Job: All of the lines below are to be transcribed faithfully, with pictures excluded from the copy.

Collected data:
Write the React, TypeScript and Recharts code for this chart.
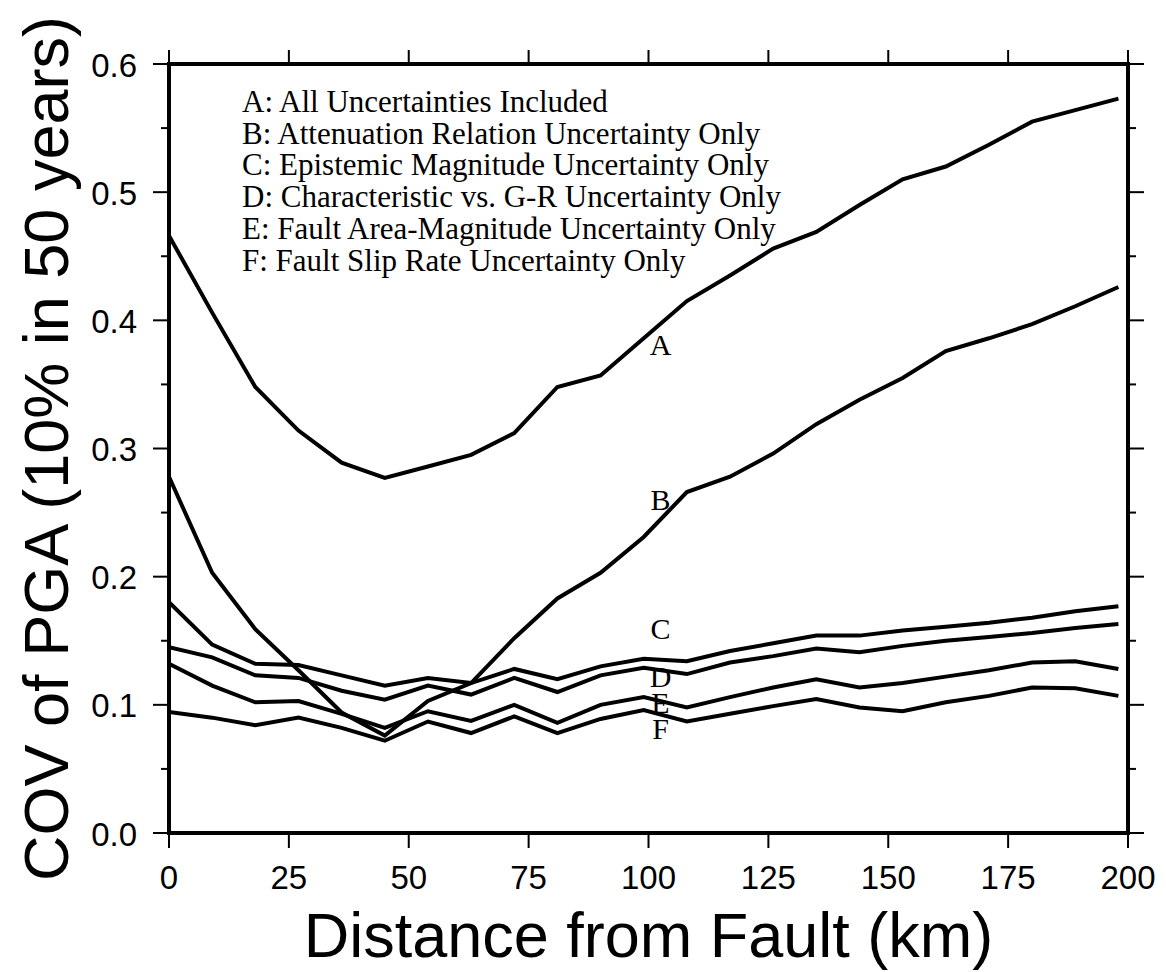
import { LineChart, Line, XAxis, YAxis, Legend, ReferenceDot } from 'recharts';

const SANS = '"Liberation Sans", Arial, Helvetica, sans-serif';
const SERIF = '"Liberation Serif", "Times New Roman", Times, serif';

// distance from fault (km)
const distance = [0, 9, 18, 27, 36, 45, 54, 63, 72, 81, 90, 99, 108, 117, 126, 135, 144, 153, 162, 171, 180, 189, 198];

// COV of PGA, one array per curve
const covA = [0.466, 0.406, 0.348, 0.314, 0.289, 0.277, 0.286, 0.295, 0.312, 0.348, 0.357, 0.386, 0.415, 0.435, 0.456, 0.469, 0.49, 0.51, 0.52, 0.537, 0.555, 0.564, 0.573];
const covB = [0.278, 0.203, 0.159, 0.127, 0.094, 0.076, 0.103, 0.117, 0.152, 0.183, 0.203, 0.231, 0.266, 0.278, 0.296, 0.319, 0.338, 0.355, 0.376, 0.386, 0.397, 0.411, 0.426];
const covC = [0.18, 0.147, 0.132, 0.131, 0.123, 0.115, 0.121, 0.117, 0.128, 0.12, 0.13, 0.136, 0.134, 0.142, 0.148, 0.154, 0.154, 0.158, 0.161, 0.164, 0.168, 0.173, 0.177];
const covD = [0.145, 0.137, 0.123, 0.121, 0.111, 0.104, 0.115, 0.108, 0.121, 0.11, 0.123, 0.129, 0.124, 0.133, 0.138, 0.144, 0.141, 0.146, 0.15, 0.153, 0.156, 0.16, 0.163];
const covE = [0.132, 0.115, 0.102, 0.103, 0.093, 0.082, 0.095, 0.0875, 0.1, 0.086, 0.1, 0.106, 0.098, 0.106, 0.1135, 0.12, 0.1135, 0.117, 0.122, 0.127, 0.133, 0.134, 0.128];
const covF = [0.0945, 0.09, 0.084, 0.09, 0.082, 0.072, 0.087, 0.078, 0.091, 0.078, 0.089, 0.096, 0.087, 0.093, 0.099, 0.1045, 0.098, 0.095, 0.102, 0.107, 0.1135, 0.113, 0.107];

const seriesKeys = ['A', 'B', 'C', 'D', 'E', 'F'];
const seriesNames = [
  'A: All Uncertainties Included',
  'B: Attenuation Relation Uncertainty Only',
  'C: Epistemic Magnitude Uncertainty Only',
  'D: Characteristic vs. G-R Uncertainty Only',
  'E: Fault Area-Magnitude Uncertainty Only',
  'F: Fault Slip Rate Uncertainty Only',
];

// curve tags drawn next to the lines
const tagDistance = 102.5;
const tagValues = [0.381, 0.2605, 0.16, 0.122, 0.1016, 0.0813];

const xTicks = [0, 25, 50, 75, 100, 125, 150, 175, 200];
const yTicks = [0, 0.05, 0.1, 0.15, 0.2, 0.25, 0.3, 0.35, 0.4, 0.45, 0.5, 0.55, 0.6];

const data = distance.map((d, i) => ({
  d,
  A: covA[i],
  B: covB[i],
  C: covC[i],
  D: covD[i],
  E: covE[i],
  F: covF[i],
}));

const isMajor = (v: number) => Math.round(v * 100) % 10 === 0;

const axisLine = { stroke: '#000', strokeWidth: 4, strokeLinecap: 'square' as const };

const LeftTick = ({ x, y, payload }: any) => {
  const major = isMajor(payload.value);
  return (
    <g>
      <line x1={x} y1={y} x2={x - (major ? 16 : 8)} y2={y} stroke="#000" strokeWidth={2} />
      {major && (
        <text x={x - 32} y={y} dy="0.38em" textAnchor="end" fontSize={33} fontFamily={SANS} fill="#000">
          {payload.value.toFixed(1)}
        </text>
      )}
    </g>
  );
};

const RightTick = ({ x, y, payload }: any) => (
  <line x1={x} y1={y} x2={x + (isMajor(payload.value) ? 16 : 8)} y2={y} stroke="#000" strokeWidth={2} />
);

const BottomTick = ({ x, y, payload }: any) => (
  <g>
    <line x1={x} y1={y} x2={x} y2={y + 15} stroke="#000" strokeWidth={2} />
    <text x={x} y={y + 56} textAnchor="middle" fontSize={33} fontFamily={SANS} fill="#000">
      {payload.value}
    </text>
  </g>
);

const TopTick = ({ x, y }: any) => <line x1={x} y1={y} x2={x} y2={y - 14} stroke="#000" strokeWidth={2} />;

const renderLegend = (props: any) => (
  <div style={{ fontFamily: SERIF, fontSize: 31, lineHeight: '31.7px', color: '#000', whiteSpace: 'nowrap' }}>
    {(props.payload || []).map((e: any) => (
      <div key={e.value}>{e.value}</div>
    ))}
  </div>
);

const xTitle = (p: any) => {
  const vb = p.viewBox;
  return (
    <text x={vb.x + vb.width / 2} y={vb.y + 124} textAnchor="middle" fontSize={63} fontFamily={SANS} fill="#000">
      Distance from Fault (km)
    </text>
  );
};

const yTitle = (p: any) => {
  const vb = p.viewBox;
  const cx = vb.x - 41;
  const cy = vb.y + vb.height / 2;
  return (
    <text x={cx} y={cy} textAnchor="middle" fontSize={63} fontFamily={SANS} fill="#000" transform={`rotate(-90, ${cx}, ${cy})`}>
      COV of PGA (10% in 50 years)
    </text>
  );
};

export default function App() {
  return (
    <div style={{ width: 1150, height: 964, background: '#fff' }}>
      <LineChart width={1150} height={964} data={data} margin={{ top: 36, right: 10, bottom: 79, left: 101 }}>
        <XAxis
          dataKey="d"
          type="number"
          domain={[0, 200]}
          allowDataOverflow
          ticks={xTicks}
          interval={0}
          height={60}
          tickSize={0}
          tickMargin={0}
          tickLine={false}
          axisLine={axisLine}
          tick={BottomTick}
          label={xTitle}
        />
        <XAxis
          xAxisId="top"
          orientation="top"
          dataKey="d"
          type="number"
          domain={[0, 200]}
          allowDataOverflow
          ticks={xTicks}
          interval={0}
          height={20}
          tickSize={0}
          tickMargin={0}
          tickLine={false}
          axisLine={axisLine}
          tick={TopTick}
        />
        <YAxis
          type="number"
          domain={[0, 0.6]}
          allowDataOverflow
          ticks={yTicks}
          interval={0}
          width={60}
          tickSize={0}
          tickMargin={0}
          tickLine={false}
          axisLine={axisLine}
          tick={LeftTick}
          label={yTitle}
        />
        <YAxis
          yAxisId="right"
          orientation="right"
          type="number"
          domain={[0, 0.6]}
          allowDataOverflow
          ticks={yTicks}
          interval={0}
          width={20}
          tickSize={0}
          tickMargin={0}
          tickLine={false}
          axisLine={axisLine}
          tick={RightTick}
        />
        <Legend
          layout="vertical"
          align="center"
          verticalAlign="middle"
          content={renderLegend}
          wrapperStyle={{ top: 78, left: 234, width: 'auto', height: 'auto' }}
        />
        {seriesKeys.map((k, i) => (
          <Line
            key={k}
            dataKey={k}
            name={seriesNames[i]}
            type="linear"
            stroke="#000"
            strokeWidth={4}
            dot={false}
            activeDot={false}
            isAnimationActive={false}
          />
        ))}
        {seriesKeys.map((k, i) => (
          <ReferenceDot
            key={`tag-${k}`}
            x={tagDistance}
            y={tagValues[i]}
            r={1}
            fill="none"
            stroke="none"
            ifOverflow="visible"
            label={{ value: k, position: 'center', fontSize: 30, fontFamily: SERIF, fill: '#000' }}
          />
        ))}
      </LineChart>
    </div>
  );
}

Output for this exercise:
Write the React, TypeScript and Recharts code for this chart.
import { LineChart, Line, XAxis, YAxis, Legend, ReferenceDot } from 'recharts';

const SANS = '"Liberation Sans", Arial, Helvetica, sans-serif';
const SERIF = '"Liberation Serif", "Times New Roman", Times, serif';

// distance from fault (km)
const distance = [0, 9, 18, 27, 36, 45, 54, 63, 72, 81, 90, 99, 108, 117, 126, 135, 144, 153, 162, 171, 180, 189, 198];

// COV of PGA, one array per curve
const covA = [0.466, 0.406, 0.348, 0.314, 0.289, 0.277, 0.286, 0.295, 0.312, 0.348, 0.357, 0.386, 0.415, 0.435, 0.456, 0.469, 0.49, 0.51, 0.52, 0.537, 0.555, 0.564, 0.573];
const covB = [0.278, 0.203, 0.159, 0.127, 0.094, 0.076, 0.103, 0.117, 0.152, 0.183, 0.203, 0.231, 0.266, 0.278, 0.296, 0.319, 0.338, 0.355, 0.376, 0.386, 0.397, 0.411, 0.426];
const covC = [0.18, 0.147, 0.132, 0.131, 0.123, 0.115, 0.121, 0.117, 0.128, 0.12, 0.13, 0.136, 0.134, 0.142, 0.148, 0.154, 0.154, 0.158, 0.161, 0.164, 0.168, 0.173, 0.177];
const covD = [0.145, 0.137, 0.123, 0.121, 0.111, 0.104, 0.115, 0.108, 0.121, 0.11, 0.123, 0.129, 0.124, 0.133, 0.138, 0.144, 0.141, 0.146, 0.15, 0.153, 0.156, 0.16, 0.163];
const covE = [0.132, 0.115, 0.102, 0.103, 0.093, 0.082, 0.095, 0.0875, 0.1, 0.086, 0.1, 0.106, 0.098, 0.106, 0.1135, 0.12, 0.1135, 0.117, 0.122, 0.127, 0.133, 0.134, 0.128];
const covF = [0.0945, 0.09, 0.084, 0.09, 0.082, 0.072, 0.087, 0.078, 0.091, 0.078, 0.089, 0.096, 0.087, 0.093, 0.099, 0.1045, 0.098, 0.095, 0.102, 0.107, 0.1135, 0.113, 0.107];

const seriesKeys = ['A', 'B', 'C', 'D', 'E', 'F'];
const seriesNames = [
  'A: All Uncertainties Included',
  'B: Attenuation Relation Uncertainty Only',
  'C: Epistemic Magnitude Uncertainty Only',
  'D: Characteristic vs. G-R Uncertainty Only',
  'E: Fault Area-Magnitude Uncertainty Only',
  'F: Fault Slip Rate Uncertainty Only',
];

// curve tags drawn next to the lines
const tagDistance = 102.5;
const tagValues = [0.381, 0.2605, 0.16, 0.122, 0.1016, 0.0813];

const xTicks = [0, 25, 50, 75, 100, 125, 150, 175, 200];
const yTicks = [0, 0.05, 0.1, 0.15, 0.2, 0.25, 0.3, 0.35, 0.4, 0.45, 0.5, 0.55, 0.6];

const data = distance.map((d, i) => ({
  d,
  A: covA[i],
  B: covB[i],
  C: covC[i],
  D: covD[i],
  E: covE[i],
  F: covF[i],
}));

const isMajor = (v: number) => Math.round(v * 100) % 10 === 0;

const axisLine = { stroke: '#000', strokeWidth: 4, strokeLinecap: 'square' as const };

const LeftTick = ({ x, y, payload }: any) => {
  const major = isMajor(payload.value);
  return (
    <g>
      <line x1={x} y1={y} x2={x - (major ? 16 : 8)} y2={y} stroke="#000" strokeWidth={2} />
      {major && (
        <text x={x - 32} y={y} dy="0.38em" textAnchor="end" fontSize={33} fontFamily={SANS} fill="#000">
          {payload.value.toFixed(1)}
        </text>
      )}
    </g>
  );
};

const RightTick = ({ x, y, payload }: any) => (
  <line x1={x} y1={y} x2={x + (isMajor(payload.value) ? 16 : 8)} y2={y} stroke="#000" strokeWidth={2} />
);

const BottomTick = ({ x, y, payload }: any) => (
  <g>
    <line x1={x} y1={y} x2={x} y2={y + 15} stroke="#000" strokeWidth={2} />
    <text x={x} y={y + 56} textAnchor="middle" fontSize={33} fontFamily={SANS} fill="#000">
      {payload.value}
    </text>
  </g>
);

const TopTick = ({ x, y }: any) => <line x1={x} y1={y} x2={x} y2={y - 14} stroke="#000" strokeWidth={2} />;

const renderLegend = (props: any) => (
  <div style={{ fontFamily: SERIF, fontSize: 31, lineHeight: '31.7px', color: '#000', whiteSpace: 'nowrap' }}>
    {(props.payload || []).map((e: any) => (
      <div key={e.value}>{e.value}</div>
    ))}
  </div>
);

const xTitle = (p: any) => {
  const vb = p.viewBox;
  return (
    <text x={vb.x + vb.width / 2} y={vb.y + 124} textAnchor="middle" fontSize={63} fontFamily={SANS} fill="#000">
      Distance from Fault (km)
    </text>
  );
};

const yTitle = (p: any) => {
  const vb = p.viewBox;
  const cx = vb.x - 41;
  const cy = vb.y + vb.height / 2;
  return (
    <text x={cx} y={cy} textAnchor="middle" fontSize={63} fontFamily={SANS} fill="#000" transform={`rotate(-90, ${cx}, ${cy})`}>
      COV of PGA (10% in 50 years)
    </text>
  );
};

export default function App() {
  return (
    <div style={{ width: 1150, height: 964, background: '#fff' }}>
      <LineChart width={1150} height={964} data={data} margin={{ top: 36, right: 10, bottom: 79, left: 101 }}>
        <XAxis
          dataKey="d"
          type="number"
          domain={[0, 200]}
          allowDataOverflow
          ticks={xTicks}
          interval={0}
          height={60}
          tickSize={0}
          tickMargin={0}
          tickLine={false}
          axisLine={axisLine}
          tick={BottomTick}
          label={xTitle}
        />
        <XAxis
          xAxisId="top"
          orientation="top"
          dataKey="d"
          type="number"
          domain={[0, 200]}
          allowDataOverflow
          ticks={xTicks}
          interval={0}
          height={20}
          tickSize={0}
          tickMargin={0}
          tickLine={false}
          axisLine={axisLine}
          tick={TopTick}
        />
        <YAxis
          type="number"
          domain={[0, 0.6]}
          allowDataOverflow
          ticks={yTicks}
          interval={0}
          width={60}
          tickSize={0}
          tickMargin={0}
          tickLine={false}
          axisLine={axisLine}
          tick={LeftTick}
          label={yTitle}
        />
        <YAxis
          yAxisId="right"
          orientation="right"
          type="number"
          domain={[0, 0.6]}
          allowDataOverflow
          ticks={yTicks}
          interval={0}
          width={20}
          tickSize={0}
          tickMargin={0}
          tickLine={false}
          axisLine={axisLine}
          tick={RightTick}
        />
        <Legend
          layout="vertical"
          align="center"
          verticalAlign="middle"
          content={renderLegend}
          wrapperStyle={{ top: 78, left: 234, width: 'auto', height: 'auto' }}
        />
        {seriesKeys.map((k, i) => (
          <Line
            key={k}
            dataKey={k}
            name={seriesNames[i]}
            type="linear"
            stroke="#000"
            strokeWidth={4}
            dot={false}
            activeDot={false}
            isAnimationActive={false}
          />
        ))}
        {seriesKeys.map((k, i) => (
          <ReferenceDot
            key={`tag-${k}`}
            x={tagDistance}
            y={tagValues[i]}
            r={1}
            fill="none"
            stroke="none"
            ifOverflow="visible"
            label={{ value: k, position: 'center', fontSize: 30, fontFamily: SERIF, fill: '#000' }}
          />
        ))}
      </LineChart>
    </div>
  );
}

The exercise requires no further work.